GÜNDEME DAİR…
Türkiye İstatistik Kurumu(TÜİK), Türkiye’de Araştırma-Geliştirme(AR-GE)faaliyetlerine yönelik harcamaların Gayri Safi Yurtiçi Hasıla(GSYH) içindeki payının 2016 yılında yüzde 0,94’e yükseldiğini açıkladı. Kamu kuruluşları, üniversiteler ve özel kuruluşlar dahil AR-GE harcamaları böylece, bir önceki yıla göre yüzde 19,5 artış ile 24 milyar 641 milyon TL’ye ulaştı. Türkiye ekonomisinin gelişmesi için en etkin yöntemlerden biri AR-GE harcamalarımızı artırmak. AR-GE bütçeleriniz ne kadar kabarıksa, küresel rekabette o denli güçlüsün.
Türkiye, son dönemde AR-GE faaliyetleri için 7.5 milyar TL harcadı. 37 sektörde ve 35 ilde toplam 611 AR-GE merkezi, 20 sektörde de dokuz ilde olmak üzere 86 tasarım merkezi faaliyet gösteriyor. AR-GE ve tasarım merkezlerinin sayısını yıl sonuna kadar 1000’e çıkarmayı hedefleyen Türkiye’nin, AR-GE ve tasarım merkezlerinde ise yaklaşık 39 bin kişi istihdam ediliyor. Bununla birlikte, söz konusu merkezlerde tamamlanan veya devam eden 17 bin proje bulunuyor. AR-GE faaliyetleri için merkezi yönetim bütçesinden 7.5 milyar lira harcandı. Sürekli AR-GE bütçesini artıran Türkiye’de, merkezi yönetim bütçesinden ayrılan başlangıç ödeneği ise 8 milyar liranın üzerinde oldu.
Son yıllarda gerek büyük gerekse küçük ölçekli her firmanın AR-GE ve inovasyon çalışmalarına odaklandığı Türkiye’de, İstanbul Kalkınma Ajansı (iSTKA) ise AR-GE faaliyetlerini destekleyen kuruluşların başında geliyor. İSTKA, son yedi yılda, 287 AR-GE projesine 201 milyon TL destek vererek, Türkiye’nin katma değerli üretimine katkı sağlıyor.
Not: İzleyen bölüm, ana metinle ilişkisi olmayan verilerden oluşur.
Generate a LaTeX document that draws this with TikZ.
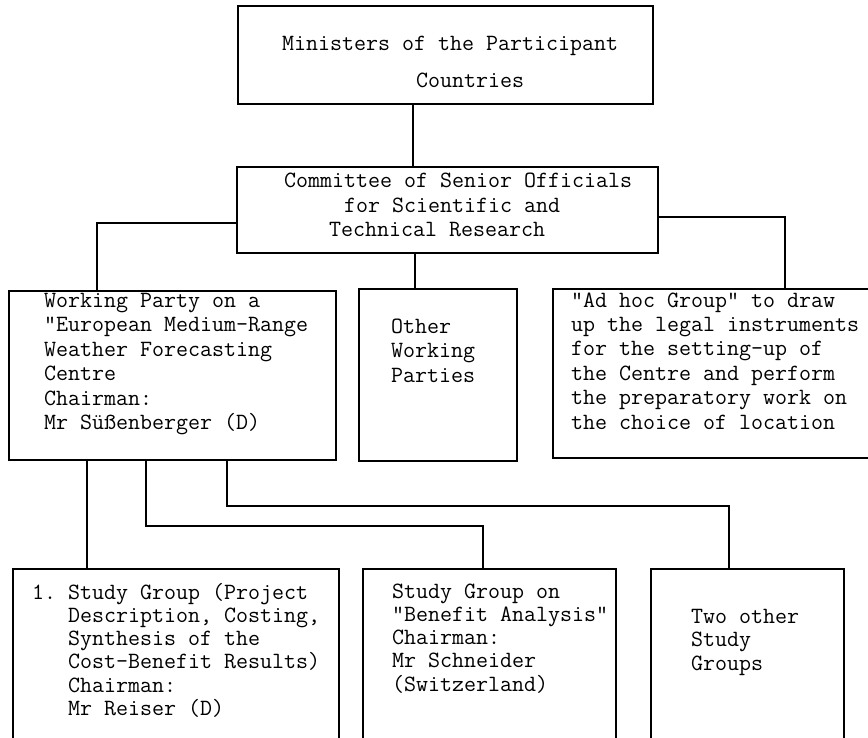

Eski ismi ile Kalkınma Bakanlığı’nın verilerine göre ise Türkiye’deki kalkınma ajansları bugüne kadar bin projeye destek verdi. Aynı zamanda bölgesel yenilik stratejileri hazırlayarak uygulamaya alan kalkınma ajansları, kısa vadede ise bünyelerinde girişimci destekleme merkezleri kurmaya hazırlanıyor.
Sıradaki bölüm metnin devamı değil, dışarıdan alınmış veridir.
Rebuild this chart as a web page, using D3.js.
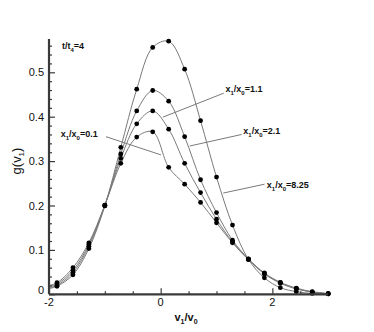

Ekonomik gelişim anlamında başarı hikayesi yazan Güney Kore’nin AR-GE harcamaları milli geliri içinde yüzde 4,3’lük paya sahip. Bu rakam Çin’de yüzde 2’yi geçmiş durumda, Almanya’da yüzde 3’e yakın, Japonya’da 3,3 civarında. OECD ortalaması ise yüzde 2,3.
İnovasyon ve girişimcilik alanında söz sahibi konumdaki bu ülkeleri referans aldığımızda, Türkiye’nin yüzde 1 seviyesinde seyreden harcamalarını oransal olarak en az üç katına çıkarması gerektiği aşikar.
Türkiye’deki ekosistem içerisinde sayıca daha fazla yatırımcıya da ihtiyacımız bulunuyor. Son dönemde devlet teşvikleri, melek yatırımcılar, kuluçka merkezleri gibi organizasyonlarda önemli bir dinamizm söz konusu. Bunun yanı sıra, büyük şirketlerin kendi alanlarındaki yeni fikirlere yatırım yapması tüm dünyada yükselen bir trend. Bu anlamda da bir farkındalık yaratmamız gerekiyor.